If these experiments appropriately reflect individuals' preferences outside of the laboratory, these results appears to demonstrate that either:

  1. Proposers fail to maximize their own expected utility, or
  2. Proposer's utility functions include benefits received by others.

Challenges

Some authors have suggested that giving in the dictator game does not entail that individuals wish to maximize other's benefit (altruism). Instead they suggest that individuals have some negative utility associated with being seen as greedy, and are avoiding this judgment by the experimenter. Some experiments have been performed to test this hypothesis with mixed results.[4]

Further experiments testing experimental effects have been performed. Bardsley has performed experiments where individuals are given the opportunity to give money, give nothing, or take money from the respondent.[2] In these cases individuals consistently give less (close to zero). Bardsley suggests two interpretations for these results. First, it may be that the range of options cues experimental subjects to use different reasoning patterns. "Subjects might perceive dictator games as being about giving, since they can either do nothing or give, and so ask themselves how much to give. Whilst the taking game... might appear to be about taking for analogous reasons, so subjects ask themselves how much to take."[2] Second, subjects behavior may be affected by a kind of framing effect. What a subject considers to be an appropriately kind behavior depends on the range of behaviors available. In the taking game, the range includes worse alternatives than the dictator game, and as a result giving less appears equally kind.

Trust game

The trust game extends the dictator game one step by having the reward that the dictator can (unilaterally) split between himself and a partner partially decided by an initial gift from that partner. The initial move is from the dictator's partner, who must decide how much of her initial endowment to trust with him (in the hopes of receiving some of it back).

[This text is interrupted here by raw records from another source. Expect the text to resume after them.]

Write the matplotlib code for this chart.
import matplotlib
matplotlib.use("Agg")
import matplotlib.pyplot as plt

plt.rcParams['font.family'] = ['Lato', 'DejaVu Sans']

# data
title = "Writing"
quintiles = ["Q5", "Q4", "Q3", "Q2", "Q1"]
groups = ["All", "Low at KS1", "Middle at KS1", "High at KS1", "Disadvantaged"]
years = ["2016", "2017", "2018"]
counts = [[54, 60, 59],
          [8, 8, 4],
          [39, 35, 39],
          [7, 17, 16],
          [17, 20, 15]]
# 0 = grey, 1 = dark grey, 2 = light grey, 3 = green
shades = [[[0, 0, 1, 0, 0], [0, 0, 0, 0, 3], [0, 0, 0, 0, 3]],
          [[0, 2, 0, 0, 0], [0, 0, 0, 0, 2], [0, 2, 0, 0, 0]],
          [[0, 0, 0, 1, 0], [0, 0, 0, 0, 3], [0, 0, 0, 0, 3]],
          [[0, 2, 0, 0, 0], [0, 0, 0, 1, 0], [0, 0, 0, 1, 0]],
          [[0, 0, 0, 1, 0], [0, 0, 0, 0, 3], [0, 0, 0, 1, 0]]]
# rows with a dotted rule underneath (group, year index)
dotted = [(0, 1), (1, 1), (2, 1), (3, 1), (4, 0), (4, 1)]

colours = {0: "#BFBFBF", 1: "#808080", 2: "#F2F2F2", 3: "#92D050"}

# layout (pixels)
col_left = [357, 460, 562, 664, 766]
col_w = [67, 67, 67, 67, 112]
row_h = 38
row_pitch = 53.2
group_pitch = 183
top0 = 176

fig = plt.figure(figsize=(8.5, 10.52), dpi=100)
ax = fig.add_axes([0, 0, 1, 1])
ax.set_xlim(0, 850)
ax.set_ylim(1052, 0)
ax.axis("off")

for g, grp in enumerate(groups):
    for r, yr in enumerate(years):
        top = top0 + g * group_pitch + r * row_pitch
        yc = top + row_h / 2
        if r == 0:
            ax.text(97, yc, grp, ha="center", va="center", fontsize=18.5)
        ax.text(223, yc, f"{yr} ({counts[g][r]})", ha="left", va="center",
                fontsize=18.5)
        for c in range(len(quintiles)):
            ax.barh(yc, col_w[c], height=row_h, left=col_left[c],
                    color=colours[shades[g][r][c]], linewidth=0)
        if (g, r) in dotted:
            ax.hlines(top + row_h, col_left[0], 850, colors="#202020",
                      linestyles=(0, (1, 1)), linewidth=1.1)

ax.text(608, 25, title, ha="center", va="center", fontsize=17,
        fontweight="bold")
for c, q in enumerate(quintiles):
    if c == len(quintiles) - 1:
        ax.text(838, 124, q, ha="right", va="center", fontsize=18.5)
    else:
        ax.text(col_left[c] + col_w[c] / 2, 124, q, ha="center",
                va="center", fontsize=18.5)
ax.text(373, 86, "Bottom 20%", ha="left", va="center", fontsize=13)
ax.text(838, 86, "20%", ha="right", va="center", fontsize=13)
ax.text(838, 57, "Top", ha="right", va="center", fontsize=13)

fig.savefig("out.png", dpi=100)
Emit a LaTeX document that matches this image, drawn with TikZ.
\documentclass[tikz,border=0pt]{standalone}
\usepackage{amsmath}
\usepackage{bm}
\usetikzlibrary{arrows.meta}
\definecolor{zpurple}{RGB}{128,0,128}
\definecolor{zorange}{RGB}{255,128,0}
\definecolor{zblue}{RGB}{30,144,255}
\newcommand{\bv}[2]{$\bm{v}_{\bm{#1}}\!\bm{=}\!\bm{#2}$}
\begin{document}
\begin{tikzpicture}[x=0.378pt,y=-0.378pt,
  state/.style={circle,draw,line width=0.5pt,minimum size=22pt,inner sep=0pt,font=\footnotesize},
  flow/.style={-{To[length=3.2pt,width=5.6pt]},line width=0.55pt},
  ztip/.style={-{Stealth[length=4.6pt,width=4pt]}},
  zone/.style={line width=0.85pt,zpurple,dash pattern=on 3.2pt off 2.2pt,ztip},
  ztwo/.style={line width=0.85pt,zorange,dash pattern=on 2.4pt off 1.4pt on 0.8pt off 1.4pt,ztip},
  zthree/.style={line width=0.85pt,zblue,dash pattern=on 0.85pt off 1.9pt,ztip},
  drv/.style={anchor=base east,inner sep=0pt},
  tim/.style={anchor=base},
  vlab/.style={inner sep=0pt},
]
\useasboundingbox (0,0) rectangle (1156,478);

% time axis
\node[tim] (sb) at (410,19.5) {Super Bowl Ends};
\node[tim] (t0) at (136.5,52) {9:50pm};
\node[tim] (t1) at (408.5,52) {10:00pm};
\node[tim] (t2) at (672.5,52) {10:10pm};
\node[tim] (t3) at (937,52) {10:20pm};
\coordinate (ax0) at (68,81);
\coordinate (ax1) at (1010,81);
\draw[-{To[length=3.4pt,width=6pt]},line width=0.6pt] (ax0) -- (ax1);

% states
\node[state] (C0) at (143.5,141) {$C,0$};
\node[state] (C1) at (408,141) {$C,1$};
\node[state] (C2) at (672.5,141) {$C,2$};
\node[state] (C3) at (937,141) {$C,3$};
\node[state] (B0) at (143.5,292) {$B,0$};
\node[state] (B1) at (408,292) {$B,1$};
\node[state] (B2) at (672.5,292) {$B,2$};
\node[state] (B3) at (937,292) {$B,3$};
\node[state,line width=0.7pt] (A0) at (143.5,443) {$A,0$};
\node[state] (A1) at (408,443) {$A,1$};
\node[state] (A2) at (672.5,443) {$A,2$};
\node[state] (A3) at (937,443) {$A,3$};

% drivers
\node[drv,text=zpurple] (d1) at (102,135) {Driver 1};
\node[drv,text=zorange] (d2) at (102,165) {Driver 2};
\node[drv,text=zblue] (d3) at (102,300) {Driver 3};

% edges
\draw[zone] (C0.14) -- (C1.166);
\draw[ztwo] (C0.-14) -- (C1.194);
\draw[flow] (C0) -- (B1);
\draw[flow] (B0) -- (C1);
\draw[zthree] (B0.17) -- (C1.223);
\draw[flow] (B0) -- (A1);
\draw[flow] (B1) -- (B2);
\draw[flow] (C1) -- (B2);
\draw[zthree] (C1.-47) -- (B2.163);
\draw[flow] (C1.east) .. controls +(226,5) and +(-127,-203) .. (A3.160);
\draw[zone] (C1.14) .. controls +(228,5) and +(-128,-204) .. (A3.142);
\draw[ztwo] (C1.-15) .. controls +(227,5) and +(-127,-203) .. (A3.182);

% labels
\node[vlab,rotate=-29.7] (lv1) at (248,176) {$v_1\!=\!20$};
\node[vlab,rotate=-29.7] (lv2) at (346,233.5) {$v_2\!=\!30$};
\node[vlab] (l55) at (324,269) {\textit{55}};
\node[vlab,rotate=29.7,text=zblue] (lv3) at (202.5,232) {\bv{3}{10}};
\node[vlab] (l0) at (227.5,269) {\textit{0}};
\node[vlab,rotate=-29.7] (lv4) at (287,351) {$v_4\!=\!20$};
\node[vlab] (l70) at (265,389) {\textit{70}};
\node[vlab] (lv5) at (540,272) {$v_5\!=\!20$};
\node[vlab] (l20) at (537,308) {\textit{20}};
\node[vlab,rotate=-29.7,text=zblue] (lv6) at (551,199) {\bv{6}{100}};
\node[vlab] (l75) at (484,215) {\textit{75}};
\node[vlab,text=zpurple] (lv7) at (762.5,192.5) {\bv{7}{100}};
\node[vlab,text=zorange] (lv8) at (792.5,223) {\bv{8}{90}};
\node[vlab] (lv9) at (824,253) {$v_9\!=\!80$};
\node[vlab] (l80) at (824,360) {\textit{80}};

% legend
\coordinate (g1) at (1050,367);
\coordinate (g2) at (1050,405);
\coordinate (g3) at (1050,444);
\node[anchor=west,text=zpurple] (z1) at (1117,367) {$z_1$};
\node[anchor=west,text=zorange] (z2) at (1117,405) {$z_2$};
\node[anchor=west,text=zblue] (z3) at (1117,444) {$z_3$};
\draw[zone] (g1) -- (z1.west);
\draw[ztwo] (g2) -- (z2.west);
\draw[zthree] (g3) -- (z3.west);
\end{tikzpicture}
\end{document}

Normally, she is encouraged to give something to the dictator through a specification in the game's rules that her endowment will be increased by a factor from the researchers. The experiments rarely end in the subgame perfect Nash equilibrium of "no trust."

References

  1. 1.0 1.1 Henrich, Joseph, Robert Boyd, Samuel Bowles, Colin Camerer, Ernst Fehr, and Herbert Gintis (2004) Foundations of Human Sociality: Economic Experiments and Ethnographic Evidence from Fifteen Small-Scale Societies. Oxford University Press.
  2. 2.0 2.1 2.2 Bardsley, Nicholas. (2005) "Altruism or artifact? A Note on Dictator Game Giving" CeDEx Discussion Paper No. 2005-10.
  3. For example, Bolton, Katok, Zwick 1998, "Dictator game giving: Rules of fairness versus acts of kindness" International Journal of Game Theory 27:2 (Article Abstract). This paper includes a review of dictator games going back to 1994 (Forsythe R, Horowitz JL, Savin NE, Sefton M, 1994 Fairness in simple bargaining experiments. in Games and Economic Behavior). For an overview see Camerer, Colin (2003) Behavioral Game Theory Princeton University Press, Princeton.
  4. Hoffman Elizabeth, McCabe Kevin, Shachat Keith and Smith Vernon (1994) "Preferences, Property Rights, and Anonymity in Bargaining Games" Games and Economic Behavior 7(3): 346-380 and Bolton, Gary E., Elena Katok, and Rami Zwick (1998) "Dictator game giving: Rules of fairness versus acts of kindness" [1] International Journal of Game Theory 27:269-299.

Further reading

  • Haley, K., D. Fessler (2005). Nobody’s watching? Subtle cues affect generosity in an anonymous economic game. Evolution and Human Behaviour 26: 245-256. Concludes that people tend to be more generous if there is a picture of a pair of eyes watching them.